-- begin INFORMATION PROVIDED --

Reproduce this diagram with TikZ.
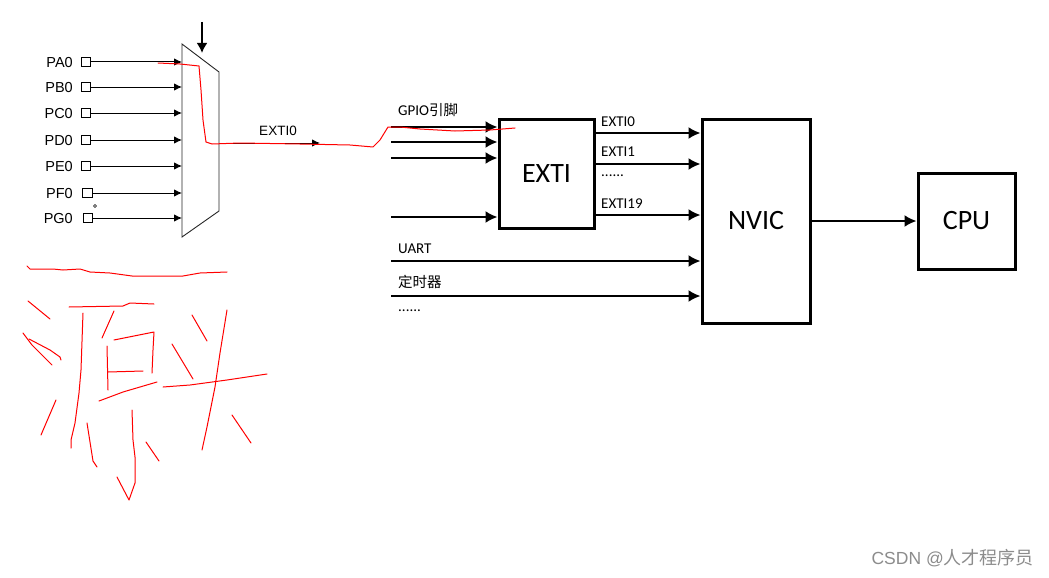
\documentclass[tikz,border=0pt]{standalone}
\usepackage{fontspec}
\setmainfont{Liberation Sans}
\newfontfamily\calfont{Carlito}
\newfontfamily\cjk{Noto Sans CJK SC}
\usetikzlibrary{arrows.meta}
\begin{document}
\begin{tikzpicture}[x=1pt,y=-1pt,
  tarr/.style={line width=1pt,-{Latex[length=8pt,width=7.5pt]}},
  barr/.style={line width=2pt,-{Latex[length=12pt,width=12pt]}},
  bigbox/.style={draw,line width=3pt,inner sep=0pt,font=\calfont\fontsize{28}{30}\selectfont},
  sq/.style={draw,line width=1.3pt,minimum size=9.5pt,inner sep=0pt},
  plab/.style={anchor=east,font=\fontsize{14.5}{16}\selectfont,inner sep=0pt},
  slab/.style={anchor=west,font=\calfont\fontsize{15}{17}\selectfont,inner sep=0pt},
  redline/.style={draw=red,line width=1pt,line join=round,line cap=round}]
\useasboundingbox (0,0) rectangle (1049,578);
\fill[white] (0,0) rectangle (1049,578);

% ---- multiplexer ----
\coordinate (m1) at (182,44);
\coordinate (m2) at (219,72);
\coordinate (m3) at (219,211);
\coordinate (m4) at (182,237);
\draw[line width=0.9pt,draw=black!85] (m1)--(m2)--(m3)--(m4)--cycle;
\coordinate (sel) at (202,22);
\coordinate (selend) at (202,53);
\draw[line width=2pt,-{Latex[length=10pt,width=11pt]}] (sel) -- (selend);

% inputs
\foreach \n/\y/\x in {A/62/86,B/87/86,C/113/86,D/140/86,E/166/86,F/193/87.5,G/218/88}{
  \node[sq] (s\n) at (\x,\y) {};
  \node[plab] (l\n) at (73,\y+1) {P\n0};
  \draw[tarr] (s\n.east) -- (s\n.east -| m1);
}
\node[circle,draw,line width=0.4pt,minimum size=3pt,inner sep=0pt] (dot) at (95,206) {};

% mux output
\coordinate (mo) at (219,143);
\coordinate (moe) at (320,143);
\draw[tarr] (mo) -- (moe);
\node[anchor=base,font=\fontsize{13.5}{15}\selectfont,inner sep=0pt] (lmo) at (278,135) {EXTI0};

% ---- EXTI / NVIC / CPU ----
\node[bigbox,minimum width=95pt,minimum height=109pt] (exti) at (546.5,173.5) {EXTI};
\node[bigbox,minimum width=108pt,minimum height=204pt] (nvic) at (756,221) {NVIC};
\node[bigbox,minimum width=97pt,minimum height=96pt] (cpu) at (966.5,221) {CPU};

\foreach \i/\y in {1/127,2/142,3/158,4/217}{
  \coordinate (g\i) at (391,\y);
  \draw[barr] (g\i) -- (g\i -| exti.west);
}
\node[slab] (lgpio) at (398,110) {GPIO{\cjk\fontsize{14.5}{16}\selectfont 引脚}};

\foreach \i/\y in {0/133,1/164,19/215}{
  \coordinate (eo\i) at (594,\y);
  \draw[barr] (eo\i -| exti.east) -- (eo\i -| nvic.west);
}
\node[slab] (le0) at (601,122) {EXTI0};
\node[slab] (le1) at (601,152) {EXTI1};
\node[slab] (ledots) at (601,176) {......};
\node[slab] (le19) at (601,204) {EXTI19};

\coordinate (u) at (391,261);
\draw[barr] (u) -- (u -| nvic.west);
\node[slab] (luart) at (398,249) {UART};
\coordinate (t) at (391,296);
\draw[barr] (t) -- (t -| nvic.west);
\node[slab] (ltim) at (398,282) {\cjk\fontsize{14.5}{16}\selectfont 定时器};
\node[slab] (ldots) at (398,311) {......};

\draw[barr] (nvic.east) -- (cpu.west);

% ---- red annotations ----
\draw[redline] (158,63) -- (180,64) -- (199,66) -- (201,90) -- (203,120) -- (206,142) -- (212,144) -- (240,143) -- (300,144) -- (350,145) -- (373,147) -- (380,140) -- (388,127) -- (400,127) -- (420,129) -- (455,131) -- (490,130) -- (515,128);

\draw[redline] (27,266) -- (30,269) -- (53,269) -- (63,270) -- (80,269) -- (90,272) -- (110,273) -- (132,276) -- (183,276) -- (200,273) -- (227,272);
\draw[redline] (28,301) -- (50,319);
\draw[redline] (23,333) -- (32,345) -- (42,355) -- (52,365);
\draw[redline] (29,339) -- (50,350) -- (60,357) -- (61,360);
\draw[redline] (56,400) -- (41,435);
\draw[redline] (69,307) -- (123,306) -- (130,303) -- (154,304);
\draw[redline] (83,313) -- (81,370) -- (79,393) -- (75,423) -- (71,440) -- (71,448);
\draw[redline] (114,311) -- (102,338);
\draw[redline] (114,340) -- (154,332) -- (153,350) -- (152,373);
\draw[redline] (107,346) -- (108,390);
\draw[redline] (108,372) -- (143,371);
\draw[redline] (99,401) -- (123,392) -- (157,382);
\draw[redline] (87,423) -- (93,461) -- (97,467);
\draw[redline] (132,410) -- (133,440) -- (135,457) -- (135,483) -- (129,500) -- (117,477);
\draw[redline] (146,442) -- (159,461);
\draw[redline] (192,315) -- (207,341);
\draw[redline] (172,344) -- (193,379);
\draw[redline] (227,310) -- (220,353) -- (215,387) -- (207,427) -- (202,450);
\draw[redline] (163,387) -- (190,385) -- (227,380) -- (267,374);
\draw[redline] (232,415) -- (251,443);

% ---- watermark ----
\node[anchor=east,text=black!45,inner sep=0pt] (wm) at (1034,558) {\fontsize{17.5}{19}\selectfont CSDN @{\cjk\fontsize{18}{20}\selectfont 人才程序员}};
\end{tikzpicture}
\end{document}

-- end INFORMATION PROVIDED --

> PROBLEM STATEMENT:
Your task is to repeat the material above exactly, without its pictures.

> EXERCISE RESULT:
Reproduce this diagram with TikZ.
\documentclass[tikz,border=0pt]{standalone}
\usepackage{fontspec}
\setmainfont{Liberation Sans}
\newfontfamily\calfont{Carlito}
\newfontfamily\cjk{Noto Sans CJK SC}
\usetikzlibrary{arrows.meta}
\begin{document}
\begin{tikzpicture}[x=1pt,y=-1pt,
  tarr/.style={line width=1pt,-{Latex[length=8pt,width=7.5pt]}},
  barr/.style={line width=2pt,-{Latex[length=12pt,width=12pt]}},
  bigbox/.style={draw,line width=3pt,inner sep=0pt,font=\calfont\fontsize{28}{30}\selectfont},
  sq/.style={draw,line width=1.3pt,minimum size=9.5pt,inner sep=0pt},
  plab/.style={anchor=east,font=\fontsize{14.5}{16}\selectfont,inner sep=0pt},
  slab/.style={anchor=west,font=\calfont\fontsize{15}{17}\selectfont,inner sep=0pt},
  redline/.style={draw=red,line width=1pt,line join=round,line cap=round}]
\useasboundingbox (0,0) rectangle (1049,578);
\fill[white] (0,0) rectangle (1049,578);

% ---- multiplexer ----
\coordinate (m1) at (182,44);
\coordinate (m2) at (219,72);
\coordinate (m3) at (219,211);
\coordinate (m4) at (182,237);
\draw[line width=0.9pt,draw=black!85] (m1)--(m2)--(m3)--(m4)--cycle;
\coordinate (sel) at (202,22);
\coordinate (selend) at (202,53);
\draw[line width=2pt,-{Latex[length=10pt,width=11pt]}] (sel) -- (selend);

% inputs
\foreach \n/\y/\x in {A/62/86,B/87/86,C/113/86,D/140/86,E/166/86,F/193/87.5,G/218/88}{
  \node[sq] (s\n) at (\x,\y) {};
  \node[plab] (l\n) at (73,\y+1) {P\n0};
  \draw[tarr] (s\n.east) -- (s\n.east -| m1);
}
\node[circle,draw,line width=0.4pt,minimum size=3pt,inner sep=0pt] (dot) at (95,206) {};

% mux output
\coordinate (mo) at (219,143);
\coordinate (moe) at (320,143);
\draw[tarr] (mo) -- (moe);
\node[anchor=base,font=\fontsize{13.5}{15}\selectfont,inner sep=0pt] (lmo) at (278,135) {EXTI0};

% ---- EXTI / NVIC / CPU ----
\node[bigbox,minimum width=95pt,minimum height=109pt] (exti) at (546.5,173.5) {EXTI};
\node[bigbox,minimum width=108pt,minimum height=204pt] (nvic) at (756,221) {NVIC};
\node[bigbox,minimum width=97pt,minimum height=96pt] (cpu) at (966.5,221) {CPU};

\foreach \i/\y in {1/127,2/142,3/158,4/217}{
  \coordinate (g\i) at (391,\y);
  \draw[barr] (g\i) -- (g\i -| exti.west);
}
\node[slab] (lgpio) at (398,110) {GPIO{\cjk\fontsize{14.5}{16}\selectfont 引脚}};

\foreach \i/\y in {0/133,1/164,19/215}{
  \coordinate (eo\i) at (594,\y);
  \draw[barr] (eo\i -| exti.east) -- (eo\i -| nvic.west);
}
\node[slab] (le0) at (601,122) {EXTI0};
\node[slab] (le1) at (601,152) {EXTI1};
\node[slab] (ledots) at (601,176) {......};
\node[slab] (le19) at (601,204) {EXTI19};

\coordinate (u) at (391,261);
\draw[barr] (u) -- (u -| nvic.west);
\node[slab] (luart) at (398,249) {UART};
\coordinate (t) at (391,296);
\draw[barr] (t) -- (t -| nvic.west);
\node[slab] (ltim) at (398,282) {\cjk\fontsize{14.5}{16}\selectfont 定时器};
\node[slab] (ldots) at (398,311) {......};

\draw[barr] (nvic.east) -- (cpu.west);

% ---- red annotations ----
\draw[redline] (158,63) -- (180,64) -- (199,66) -- (201,90) -- (203,120) -- (206,142) -- (212,144) -- (240,143) -- (300,144) -- (350,145) -- (373,147) -- (380,140) -- (388,127) -- (400,127) -- (420,129) -- (455,131) -- (490,130) -- (515,128);

\draw[redline] (27,266) -- (30,269) -- (53,269) -- (63,270) -- (80,269) -- (90,272) -- (110,273) -- (132,276) -- (183,276) -- (200,273) -- (227,272);
\draw[redline] (28,301) -- (50,319);
\draw[redline] (23,333) -- (32,345) -- (42,355) -- (52,365);
\draw[redline] (29,339) -- (50,350) -- (60,357) -- (61,360);
\draw[redline] (56,400) -- (41,435);
\draw[redline] (69,307) -- (123,306) -- (130,303) -- (154,304);
\draw[redline] (83,313) -- (81,370) -- (79,393) -- (75,423) -- (71,440) -- (71,448);
\draw[redline] (114,311) -- (102,338);
\draw[redline] (114,340) -- (154,332) -- (153,350) -- (152,373);
\draw[redline] (107,346) -- (108,390);
\draw[redline] (108,372) -- (143,371);
\draw[redline] (99,401) -- (123,392) -- (157,382);
\draw[redline] (87,423) -- (93,461) -- (97,467);
\draw[redline] (132,410) -- (133,440) -- (135,457) -- (135,483) -- (129,500) -- (117,477);
\draw[redline] (146,442) -- (159,461);
\draw[redline] (192,315) -- (207,341);
\draw[redline] (172,344) -- (193,379);
\draw[redline] (227,310) -- (220,353) -- (215,387) -- (207,427) -- (202,450);
\draw[redline] (163,387) -- (190,385) -- (227,380) -- (267,374);
\draw[redline] (232,415) -- (251,443);

% ---- watermark ----
\node[anchor=east,text=black!45,inner sep=0pt] (wm) at (1034,558) {\fontsize{17.5}{19}\selectfont CSDN @{\cjk\fontsize{18}{20}\selectfont 人才程序员}};
\end{tikzpicture}
\end{document}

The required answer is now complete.